The project aims to identify and agree on ways to develop research capacity by advancing infrastructure and resource development and avoid duplication within Europe. Results of these interactions will include reviews and SOP’s to inform ageing researchers across Europe on the best approach to cover topics divided into working groups that cover;
- Identification of standardised assessment methods for frailty and healthspan in different organ systems in mice
- Selection of mouse models of age-related disorders for preclinical testing
- Identification of future preclinical interventions for age-related disorders and review of the infrastructure required for efficient and cost-effective testing in animal models
- The availability and development of imaging and future technologies
The MouseAGE network includes experts from all over Europe, including academics, industrial partners and policy makers who met for the first time at the kickstarter meeting in Braga, Portugal in April, 2015.
The meeting involved a series of introductory talks to set the scene; with plenty of time allocated for round table discussions to assess the current standing in each area and brainstorm plans for the future.
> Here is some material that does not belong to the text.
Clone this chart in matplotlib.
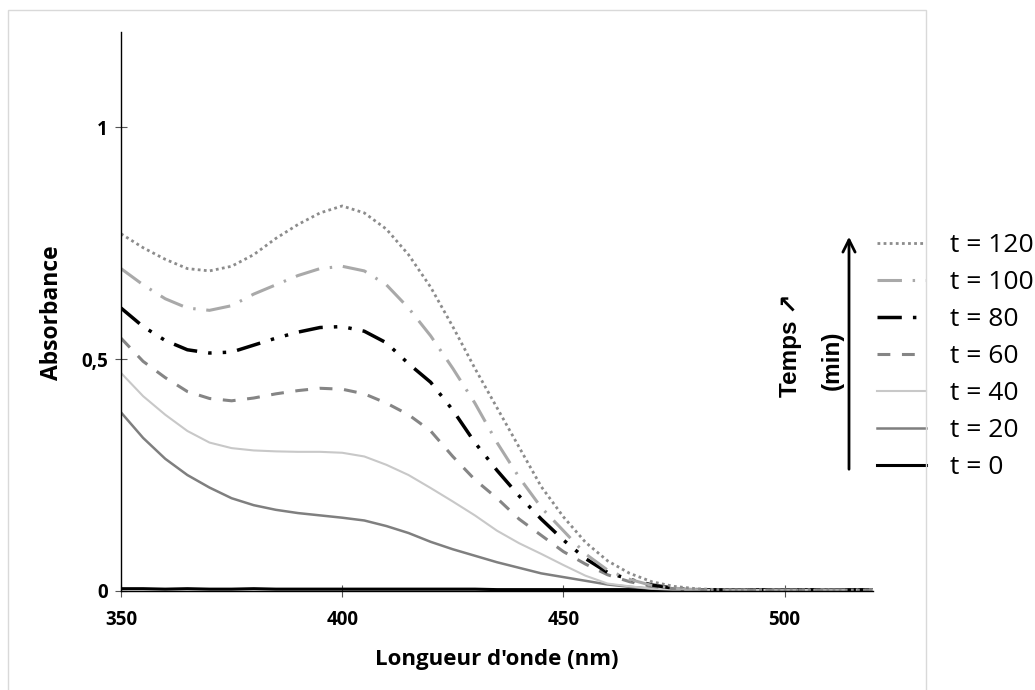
import matplotlib
matplotlib.use("Agg")
import matplotlib.pyplot as plt
import matplotlib.patches as patches
import numpy as np

# Données (absorbance en fonction de la longueur d'onde)
longueur_onde = np.arange(350, 525, 5)

abs_t0 = [0.005, 0.005, 0.004, 0.005, 0.004, 0.004, 0.005, 0.004, 0.004, 0.004,
          0.004, 0.004, 0.004, 0.004, 0.004, 0.004, 0.004, 0.003, 0.003, 0.003,
          0.003, 0.003, 0.003, 0.003, 0.003, 0.003, 0.003, 0.003, 0.003, 0.003,
          0.003, 0.003, 0.003, 0.003, 0.003]
abs_t20 = [0.385, 0.33, 0.285, 0.25, 0.223, 0.2, 0.185, 0.175, 0.168, 0.163,
           0.158, 0.152, 0.14, 0.125, 0.106, 0.09, 0.076, 0.062, 0.05, 0.038,
           0.03, 0.022, 0.014, 0.009, 0.005, 0.003, 0.002, 0.002, 0.002, 0.002,
           0.002, 0.002, 0.002, 0.002, 0.002]
abs_t40 = [0.47, 0.42, 0.38, 0.345, 0.32, 0.308, 0.303, 0.301, 0.30, 0.30,
           0.298, 0.29, 0.272, 0.25, 0.222, 0.193, 0.163, 0.13, 0.103, 0.08,
           0.056, 0.033, 0.016, 0.01, 0.005, 0.003, 0.002, 0.002, 0.002, 0.002,
           0.002, 0.002, 0.002, 0.002, 0.002]
abs_t60 = [0.545, 0.495, 0.46, 0.43, 0.415, 0.41, 0.416, 0.425, 0.432, 0.437,
           0.435, 0.425, 0.405, 0.38, 0.345, 0.29, 0.24, 0.2, 0.155, 0.12,
           0.085, 0.058, 0.035, 0.02, 0.01, 0.005, 0.003, 0.002, 0.002, 0.002,
           0.002, 0.002, 0.002, 0.002, 0.002]
abs_t80 = [0.61, 0.57, 0.54, 0.52, 0.513, 0.515, 0.53, 0.545, 0.558, 0.568,
           0.57, 0.56, 0.535, 0.49, 0.45, 0.39, 0.32, 0.26, 0.205, 0.155,
           0.11, 0.07, 0.04, 0.025, 0.013, 0.006, 0.003, 0.002, 0.002, 0.002,
           0.002, 0.002, 0.002, 0.002, 0.002]
abs_t100 = [0.695, 0.66, 0.63, 0.61, 0.605, 0.615, 0.64, 0.66, 0.68, 0.695,
            0.70, 0.69, 0.66, 0.61, 0.55, 0.48, 0.405, 0.32, 0.245, 0.18,
            0.13, 0.08, 0.045, 0.025, 0.012, 0.006, 0.003, 0.002, 0.002, 0.002,
            0.002, 0.002, 0.002, 0.002, 0.002]
abs_t120 = [0.77, 0.74, 0.715, 0.695, 0.69, 0.70, 0.725, 0.76, 0.79, 0.815,
            0.83, 0.815, 0.78, 0.725, 0.655, 0.57, 0.48, 0.395, 0.31, 0.225,
            0.16, 0.105, 0.065, 0.038, 0.02, 0.01, 0.005, 0.003, 0.002, 0.002,
            0.002, 0.002, 0.002, 0.002, 0.002]

labels = ['t = 0', 't = 20', 't = 40', 't = 60', 't = 80', 't = 100', 't = 120']

fig = plt.figure(figsize=(10.35, 6.9), dpi=100)
ax = fig.add_axes([121/1035, 99/690, 752/1035, 559/690])

# cadre gris clair de la zone du graphique
fig.add_artist(patches.Rectangle((8/1035, -0.01), 918/1035, 680/690 + 0.01,
                                 transform=fig.transFigure, fill=False,
                                 edgecolor='#d9d9d9', linewidth=1))

courbes = [
    (abs_t0, dict(color='black', lw=2.2, ls='-')),
    (abs_t20, dict(color='#7f7f7f', lw=1.8, ls='-')),
    (abs_t40, dict(color='#c8c8c8', lw=1.5, ls='-')),
    (abs_t60, dict(color='#858585', lw=2.2, ls=(0, (4.2, 3.8)))),
    (abs_t80, dict(color='black', lw=2.5, ls=(0, (7, 3.2, 1, 3.2, 1, 3.2)))),
    (abs_t100, dict(color='#a9a9a9', lw=2.2, ls=(0, (8, 3.5, 0.8, 3.5)))),
    (abs_t120, dict(color='#8c8c8c', lw=2.0, ls=(0, (1, 1.2)))),
]
lignes = []
for (valeurs, style), lab in zip(courbes, labels):
    l, = ax.plot(longueur_onde, valeurs, label=lab, **style)
    lignes.append(l)

ax.set_xlim(350, 520)
ax.set_ylim(0, 1.205)
ax.set_xticks([350, 400, 450, 500])
ax.set_yticks([0, 0.5, 1])
ax.set_yticklabels(['0', '0,5', '1'])
for s in ['top', 'right']:
    ax.spines[s].set_visible(False)
ax.spines['left'].set_linewidth(1)
ax.spines['bottom'].set_linewidth(1)
ax.tick_params(direction='inout', length=9, width=0.8, color='#555555')
ax.tick_params(axis='x', pad=9)
ax.tick_params(axis='y', pad=5)
for t in ax.get_xticklabels() + ax.get_yticklabels():
    t.set_fontfamily('Open Sans')
    t.set_fontweight('bold')
    t.set_fontsize(13.5)

fig.text(497/1035, 1 - 660/690, "Longueur d'onde (nm)", ha='center', va='center',
         fontfamily='Open Sans', fontweight='bold', fontsize=16)
fig.text(52/1035, 1 - 313/690, 'Absorbance', ha='center', va='center',
         rotation=90, fontfamily='Open Sans', fontweight='bold', fontsize=16.5)

# légende, de t = 120 en haut à t = 0 en bas
leg = ax.legend(lignes[::-1], labels[::-1], loc='upper left',
                bbox_to_anchor=(877/1035, 1 - 233/690), bbox_transform=fig.transFigure,
                frameon=False, borderpad=0, borderaxespad=0,
                handlelength=1.87, handletextpad=0.9, labelspacing=0.455,
                prop={'family': 'Open Sans', 'size': 19})

# flèche du temps
ax.annotate('', xy=(849/1035, 1 - 234/690), xytext=(849/1035, 1 - 472/690),
            xycoords='figure fraction', textcoords='figure fraction',
            arrowprops=dict(arrowstyle='->', color='black', lw=2, mutation_scale=22))
fig.text(791/1035, 1 - 345/690, 'Temps \u2197', rotation=90, ha='center', va='center',
         fontfamily=['Liberation Sans', 'DejaVu Sans'], fontweight='bold', fontsize=17.5)
fig.text(832/1035, 1 - 360/690, '(min)', rotation=90, ha='center', va='center',
         fontfamily='Liberation Sans', fontweight='bold', fontsize=17.5)

fig.savefig('out.png', dpi=100)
Anne-Ulrike Trendelenberg from Novartis led discussions exploring issues surrounding assessment and measures of endpoints. Participants acknowledged that lifespan fails to capture important measures of quality of life which are better described by healthspan and frailty. However we are far from having accurate biomarkers, partly because research is fragmented by tissues and mechanisms and lacks standardisation. Specialists in organ systems described the assessment methods used in their field, including biochemical, genetic and phenotypic indicators of system functioning. These suggestions were documented and will, along with reviews of the literature, be used to compile an agreed suite of tests that have been refined and optimised to provide a robust measure of healthspan and frailty. Findings will be published in reviews and SOPs and disseminated to standardise methodologies across European investigators.
Working group 2 was charged with investigating models of ageing; specifically what is available, what are their limitations and what might be needed for future work. Paul Potter from MRC Harwell invited participants to describe the models they use in their research and the limitations they face. A wide range of models were described; including genetically modified, aged wild type mice and many types of stress induced models. Groups also discussed factors known to effect experimental results such as husbandry conditions and experimental timings. Beyond the meeting, this group will further the review of models currently available and the effect of husbandry conditions, making the results available in publications. In order to develop any missing models, funding applications will be made to fund their development.
Working group 3 investigated the range and types of interventions currently available such as lifestyle and pharmaceutical interventions and discussed where efforts should be mostly concentrated. They explored what criteria should be used to identify the suitability of new interventions for testing. This included debate on whether preventive interventions targeting common mechanisms of ageing were preferable to those targeting early signs of individual diseases and how easy was it to test preventive interventions in clinical trials. The outcome of the discussions will be made available through publications. Moving forward this group will also review an assessment of the skills and infrastructure available in Europe to test interventions and what can be done to develop this further.